Latest update November 23rd, 2024 12:15 AM
Nov 13, 2011 Features / Columnists, Peeping Tom
A story appeared many years ago in our local newspapers about a former West Indian fast bowler standing outside of Sabina Park, Jamaica, begging fans for some “small change” so that he could go and see the regional team in action. It is always a sad scene when someone who has served their country or region with distinction is reduced to such a state of destitution that they have to beg just to be able to see a cricket game.
When these very individuals were in their prime, there would have been hundreds of thousands of persons willing to buy them a soft drink. They just had to ask, but when the glory fades and the bright lights dim, those individuals are bypassed.
Many years ago, a letter writer commented on the fact that some judicial officers, after they would have retired, were forced because of economic circumstances to go and work as lawyers and barristers, just in order to earn their keep. Imagine, one day you are a judge sitting high and mighty on the throne of justice, and the next thing you know you are forced to stand as a representative in front of a judge. This is something that should be encouraged, though most retired judicial officers these days earn a healthy enough pension not to ever have to work again. Some still do, just to keep active and because they are really lovers of the law and wish to practice, often offering their services free.

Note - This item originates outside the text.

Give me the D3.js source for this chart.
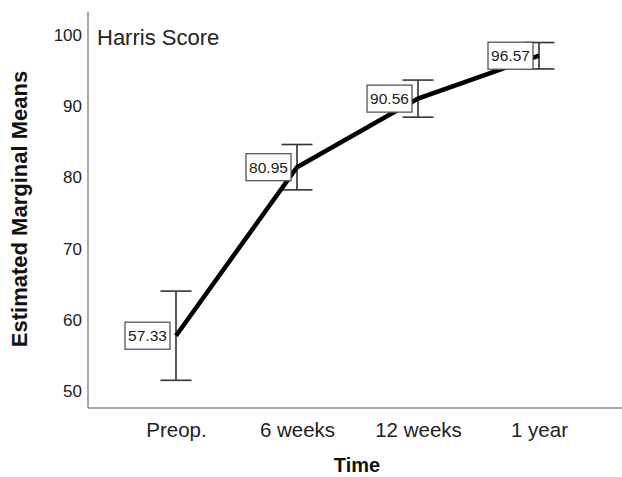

Not so long ago, a retired Commissioner of Police was forced to complain about the failure of the organization he once headed to follow up on a report he had made. He was deeply distressed about the matter. In his time, that sort of disrespect would not have been shown to a former head.
There are many people who serve our country in high office who, when they retire or leave office, are ignored and forgotten. Many of them in the past have had to subsist in pensions which over time could not take care of even their basic needs. This is a sad situation.
No country should ever allow its leaders and prominent officials of State to find themselves in this situation, and when it comes to former Presidents, we should take care of them.
A President holds the executive authority of a nation. He is the face that the outside world sees. No country should treat its President badly. And when that President retires or leaves office, he or she should be afforded a pension and other benefits befitting that of persons of standing in the society.
A country that cannot take care of its former leaders is a country that is unworthy of being respected internationally. Do you believe that for all the political differences between the present government of Trinidad and Tobago and the former Prime Minister of that country, that they would not ensure that as a former Prime Minister he does not receive adequate benefits and a pension?
So why it is that there is all this ruckus about the pension benefits for former Presidents of Guyana?
While the problem with the legislation providing these benefits is that for some of the benefits the limits are unspecified, there is absolutely nothing wrong with what it makes provision for.
What do the critics want? Are they allowing their hatred for President Jagdeo from obscuring the bigger picture, which is that every country has a special, not ordinary, obligation to take care of its former leaders?
How would Guyana look if a sitting Prime Minister who would have worked with President Jagdeo comes to Guyana and wants to visit the former President of this country, only to learn that his circumstances are not of the best because there was a public outcry over his pension and benefits, and a decision was taken that he should only be paid a small stipend.
A country has to take care of its leaders, all of them, past and present, because this is the image that the world sees and from which they will judge a country.
The question is not what a reasonable pension is. The question is, what is a reasonable salary, because pensions are usually some percentage or fraction of a salary. There are corporate executives in this country that are taking home seven-figure salaries each month in Guyana. In fact there may be public officials doing the same in Guyana. So why should a sitting President not receive a seven-figure salary.
Some presidents will only serve one term and therefore they may not be able to set aside much for their retirement from this. They have to deal with all the stress, burdens and responsibilities of running a country and it is unfair to not pay them a generous salary.
This is why, perhaps, the figure of seven-eighths of the salary was arrived at. It is not as if they would have worked forty-odd years and then left office. There are term limits, and some of them would only see one term. So seven-eighths of their salary is fair for a pension, because the most any president would have served would be eight years.
And what is wrong with providing transportation benefits and domestic help and administrative staff as part of the pension benefits? Come on folks! Why would anyone want to deny a former President of a country these basic benefits?
What do the critics want? Do they want to humiliate the former president by forcing him or her to have to take a “special hire” whenever he or she wants to go somewhere? Is it too much to pay domestic help? Is this how a nation treats its highest office holder, by squabbling over pension benefits?
Is this how petty and vicious we are that we seek to bring down those who have occupied the highest office in the land? Shame on those critics!